Stated task
Give a count of the lines below that have the string "chart" in them, with no other words.

Provided data
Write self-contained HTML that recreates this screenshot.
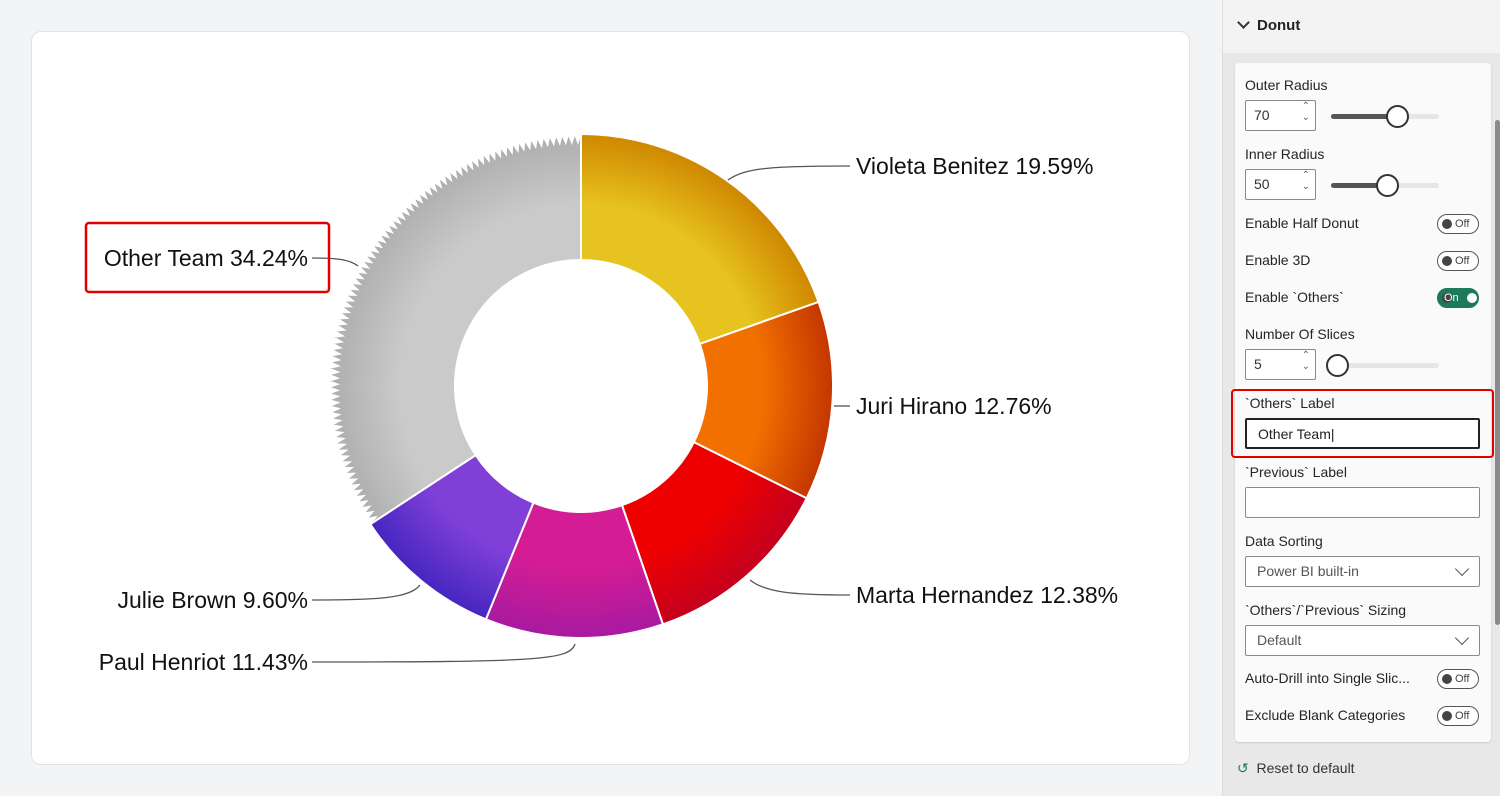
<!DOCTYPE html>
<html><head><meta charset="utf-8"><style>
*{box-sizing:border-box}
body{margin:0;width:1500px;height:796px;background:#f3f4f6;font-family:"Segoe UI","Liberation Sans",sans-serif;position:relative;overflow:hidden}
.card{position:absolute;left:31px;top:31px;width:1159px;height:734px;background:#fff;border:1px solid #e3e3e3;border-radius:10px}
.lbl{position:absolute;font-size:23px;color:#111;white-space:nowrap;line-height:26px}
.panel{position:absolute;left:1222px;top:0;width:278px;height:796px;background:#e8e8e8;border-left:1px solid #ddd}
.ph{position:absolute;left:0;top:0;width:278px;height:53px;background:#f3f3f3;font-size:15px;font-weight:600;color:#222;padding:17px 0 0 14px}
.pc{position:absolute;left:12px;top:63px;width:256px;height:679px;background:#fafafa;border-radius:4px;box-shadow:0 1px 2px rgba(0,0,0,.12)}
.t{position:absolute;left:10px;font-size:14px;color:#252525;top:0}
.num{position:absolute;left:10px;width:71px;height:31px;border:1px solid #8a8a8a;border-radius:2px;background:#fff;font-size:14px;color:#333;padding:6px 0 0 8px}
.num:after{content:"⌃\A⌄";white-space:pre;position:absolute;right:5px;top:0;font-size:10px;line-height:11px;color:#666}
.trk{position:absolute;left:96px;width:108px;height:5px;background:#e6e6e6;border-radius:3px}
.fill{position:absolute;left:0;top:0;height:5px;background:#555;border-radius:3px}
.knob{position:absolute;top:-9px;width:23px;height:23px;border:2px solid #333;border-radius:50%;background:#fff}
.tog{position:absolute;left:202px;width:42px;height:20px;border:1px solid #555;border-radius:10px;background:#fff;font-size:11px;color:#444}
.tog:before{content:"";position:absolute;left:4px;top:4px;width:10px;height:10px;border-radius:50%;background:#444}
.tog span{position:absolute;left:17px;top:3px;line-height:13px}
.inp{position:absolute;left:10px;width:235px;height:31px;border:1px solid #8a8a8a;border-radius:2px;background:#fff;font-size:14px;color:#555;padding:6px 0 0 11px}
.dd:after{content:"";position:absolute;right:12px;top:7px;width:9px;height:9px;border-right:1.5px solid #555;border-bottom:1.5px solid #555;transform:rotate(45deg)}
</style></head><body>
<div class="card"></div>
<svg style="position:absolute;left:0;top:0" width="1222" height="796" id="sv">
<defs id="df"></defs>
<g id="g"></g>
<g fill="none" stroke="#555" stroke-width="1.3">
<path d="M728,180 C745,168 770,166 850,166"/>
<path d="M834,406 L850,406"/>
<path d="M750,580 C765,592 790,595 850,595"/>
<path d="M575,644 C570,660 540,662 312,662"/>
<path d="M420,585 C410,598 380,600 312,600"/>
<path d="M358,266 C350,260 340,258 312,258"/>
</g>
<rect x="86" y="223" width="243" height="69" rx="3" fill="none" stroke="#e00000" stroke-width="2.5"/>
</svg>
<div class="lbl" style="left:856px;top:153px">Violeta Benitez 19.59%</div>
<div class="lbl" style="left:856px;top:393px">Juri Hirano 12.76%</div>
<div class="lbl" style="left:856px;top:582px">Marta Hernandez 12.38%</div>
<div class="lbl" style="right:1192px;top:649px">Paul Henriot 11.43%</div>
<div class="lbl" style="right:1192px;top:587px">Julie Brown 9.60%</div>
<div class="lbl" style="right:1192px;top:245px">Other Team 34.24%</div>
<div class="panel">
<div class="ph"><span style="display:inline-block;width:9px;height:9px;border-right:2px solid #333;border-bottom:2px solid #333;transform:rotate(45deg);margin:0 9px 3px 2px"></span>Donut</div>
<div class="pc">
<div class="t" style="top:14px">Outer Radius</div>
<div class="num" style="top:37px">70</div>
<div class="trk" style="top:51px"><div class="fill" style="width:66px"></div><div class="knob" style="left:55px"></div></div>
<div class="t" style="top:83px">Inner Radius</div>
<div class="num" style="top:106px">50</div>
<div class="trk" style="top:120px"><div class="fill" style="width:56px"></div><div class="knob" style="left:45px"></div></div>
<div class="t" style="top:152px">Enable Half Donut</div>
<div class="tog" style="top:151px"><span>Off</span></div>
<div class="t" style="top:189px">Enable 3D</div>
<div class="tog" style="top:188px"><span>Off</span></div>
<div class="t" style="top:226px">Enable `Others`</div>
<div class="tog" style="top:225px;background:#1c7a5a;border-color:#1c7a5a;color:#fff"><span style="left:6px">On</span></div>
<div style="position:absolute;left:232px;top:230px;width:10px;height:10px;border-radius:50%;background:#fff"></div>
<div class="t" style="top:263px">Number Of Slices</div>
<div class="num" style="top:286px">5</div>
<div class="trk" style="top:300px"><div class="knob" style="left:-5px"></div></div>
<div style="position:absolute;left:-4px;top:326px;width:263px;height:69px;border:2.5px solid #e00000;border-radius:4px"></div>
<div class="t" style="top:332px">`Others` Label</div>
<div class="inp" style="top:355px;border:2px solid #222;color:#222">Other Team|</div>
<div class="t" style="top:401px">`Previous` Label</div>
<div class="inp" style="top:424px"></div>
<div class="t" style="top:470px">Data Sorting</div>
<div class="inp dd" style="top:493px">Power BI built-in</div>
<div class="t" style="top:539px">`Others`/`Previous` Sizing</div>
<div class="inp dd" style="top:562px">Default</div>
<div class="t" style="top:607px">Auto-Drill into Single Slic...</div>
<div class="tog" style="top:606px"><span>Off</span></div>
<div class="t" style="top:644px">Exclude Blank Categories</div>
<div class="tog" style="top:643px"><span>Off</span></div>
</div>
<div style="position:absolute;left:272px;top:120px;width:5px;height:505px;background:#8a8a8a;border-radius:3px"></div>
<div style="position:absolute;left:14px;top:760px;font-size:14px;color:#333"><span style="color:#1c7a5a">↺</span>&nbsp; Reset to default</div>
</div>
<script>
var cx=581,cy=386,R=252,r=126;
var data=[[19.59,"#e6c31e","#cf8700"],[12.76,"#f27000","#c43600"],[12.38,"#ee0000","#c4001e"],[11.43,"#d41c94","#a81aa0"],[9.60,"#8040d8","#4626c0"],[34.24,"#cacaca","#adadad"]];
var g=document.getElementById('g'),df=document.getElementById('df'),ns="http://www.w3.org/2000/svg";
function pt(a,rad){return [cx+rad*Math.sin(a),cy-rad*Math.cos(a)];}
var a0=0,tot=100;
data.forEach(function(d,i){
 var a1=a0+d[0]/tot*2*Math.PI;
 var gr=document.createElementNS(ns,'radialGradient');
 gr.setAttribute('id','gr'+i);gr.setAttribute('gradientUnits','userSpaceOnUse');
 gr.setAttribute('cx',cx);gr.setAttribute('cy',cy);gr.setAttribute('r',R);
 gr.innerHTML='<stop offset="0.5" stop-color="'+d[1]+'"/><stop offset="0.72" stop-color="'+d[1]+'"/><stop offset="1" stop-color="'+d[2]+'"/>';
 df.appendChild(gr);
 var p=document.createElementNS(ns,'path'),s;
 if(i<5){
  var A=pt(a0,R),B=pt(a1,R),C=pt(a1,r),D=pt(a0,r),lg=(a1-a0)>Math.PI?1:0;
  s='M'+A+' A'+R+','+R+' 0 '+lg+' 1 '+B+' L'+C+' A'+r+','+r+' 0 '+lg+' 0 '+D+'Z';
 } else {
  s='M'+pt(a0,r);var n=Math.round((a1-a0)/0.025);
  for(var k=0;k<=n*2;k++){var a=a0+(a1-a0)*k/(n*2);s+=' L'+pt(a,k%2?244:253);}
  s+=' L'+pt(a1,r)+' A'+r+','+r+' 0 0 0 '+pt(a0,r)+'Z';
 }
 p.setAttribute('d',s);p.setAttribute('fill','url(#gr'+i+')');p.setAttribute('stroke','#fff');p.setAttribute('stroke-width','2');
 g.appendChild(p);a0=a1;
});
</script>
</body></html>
...
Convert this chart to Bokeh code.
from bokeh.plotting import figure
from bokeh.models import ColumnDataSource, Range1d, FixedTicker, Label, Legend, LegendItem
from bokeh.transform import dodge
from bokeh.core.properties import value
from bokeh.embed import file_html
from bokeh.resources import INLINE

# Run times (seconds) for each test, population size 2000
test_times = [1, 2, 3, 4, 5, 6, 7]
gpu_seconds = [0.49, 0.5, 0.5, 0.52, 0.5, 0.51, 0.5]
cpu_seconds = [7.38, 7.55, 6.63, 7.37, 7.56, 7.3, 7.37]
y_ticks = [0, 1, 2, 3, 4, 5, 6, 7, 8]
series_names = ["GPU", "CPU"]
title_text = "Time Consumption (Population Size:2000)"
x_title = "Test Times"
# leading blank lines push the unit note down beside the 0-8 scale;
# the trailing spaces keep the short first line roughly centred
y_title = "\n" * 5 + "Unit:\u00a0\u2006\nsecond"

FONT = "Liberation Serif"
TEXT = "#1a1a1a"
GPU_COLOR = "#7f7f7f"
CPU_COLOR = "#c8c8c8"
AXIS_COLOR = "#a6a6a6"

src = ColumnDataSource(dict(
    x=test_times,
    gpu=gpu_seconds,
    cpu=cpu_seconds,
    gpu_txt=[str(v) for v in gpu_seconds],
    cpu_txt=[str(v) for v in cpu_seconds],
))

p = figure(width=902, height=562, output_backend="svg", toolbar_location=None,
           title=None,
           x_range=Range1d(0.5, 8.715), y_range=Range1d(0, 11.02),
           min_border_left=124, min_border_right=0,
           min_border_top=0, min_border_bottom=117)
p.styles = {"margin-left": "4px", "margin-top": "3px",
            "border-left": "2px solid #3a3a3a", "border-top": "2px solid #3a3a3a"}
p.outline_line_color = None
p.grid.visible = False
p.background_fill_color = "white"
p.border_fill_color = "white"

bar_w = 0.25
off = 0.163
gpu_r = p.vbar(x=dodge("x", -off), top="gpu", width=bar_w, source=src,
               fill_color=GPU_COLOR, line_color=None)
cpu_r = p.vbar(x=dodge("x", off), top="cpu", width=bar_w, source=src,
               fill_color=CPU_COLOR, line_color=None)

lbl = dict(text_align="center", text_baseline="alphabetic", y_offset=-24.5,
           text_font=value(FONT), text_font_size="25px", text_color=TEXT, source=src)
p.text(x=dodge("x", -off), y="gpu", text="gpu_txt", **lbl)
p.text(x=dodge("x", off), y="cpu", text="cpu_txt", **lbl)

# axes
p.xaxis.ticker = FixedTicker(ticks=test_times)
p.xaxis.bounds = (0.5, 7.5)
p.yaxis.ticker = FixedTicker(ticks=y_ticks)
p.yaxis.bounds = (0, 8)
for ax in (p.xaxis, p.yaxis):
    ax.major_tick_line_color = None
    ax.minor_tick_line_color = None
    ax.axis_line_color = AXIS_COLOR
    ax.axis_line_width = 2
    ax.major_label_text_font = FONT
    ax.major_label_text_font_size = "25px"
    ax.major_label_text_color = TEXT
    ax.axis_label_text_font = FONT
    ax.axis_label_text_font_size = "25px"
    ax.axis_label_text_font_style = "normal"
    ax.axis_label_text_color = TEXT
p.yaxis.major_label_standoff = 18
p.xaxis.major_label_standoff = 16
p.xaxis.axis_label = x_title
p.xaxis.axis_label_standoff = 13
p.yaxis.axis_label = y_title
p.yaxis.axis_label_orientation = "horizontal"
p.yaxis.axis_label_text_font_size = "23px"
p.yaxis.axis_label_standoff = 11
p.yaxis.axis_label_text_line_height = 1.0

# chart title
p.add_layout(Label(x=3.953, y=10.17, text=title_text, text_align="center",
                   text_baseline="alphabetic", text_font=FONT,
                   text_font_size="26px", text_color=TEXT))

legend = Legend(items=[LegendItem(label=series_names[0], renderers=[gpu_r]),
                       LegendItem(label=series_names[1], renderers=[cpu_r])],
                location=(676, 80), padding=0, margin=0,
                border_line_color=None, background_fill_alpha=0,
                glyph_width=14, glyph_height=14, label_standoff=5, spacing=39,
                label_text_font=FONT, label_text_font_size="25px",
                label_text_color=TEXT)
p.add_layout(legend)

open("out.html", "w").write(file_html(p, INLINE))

Response below
2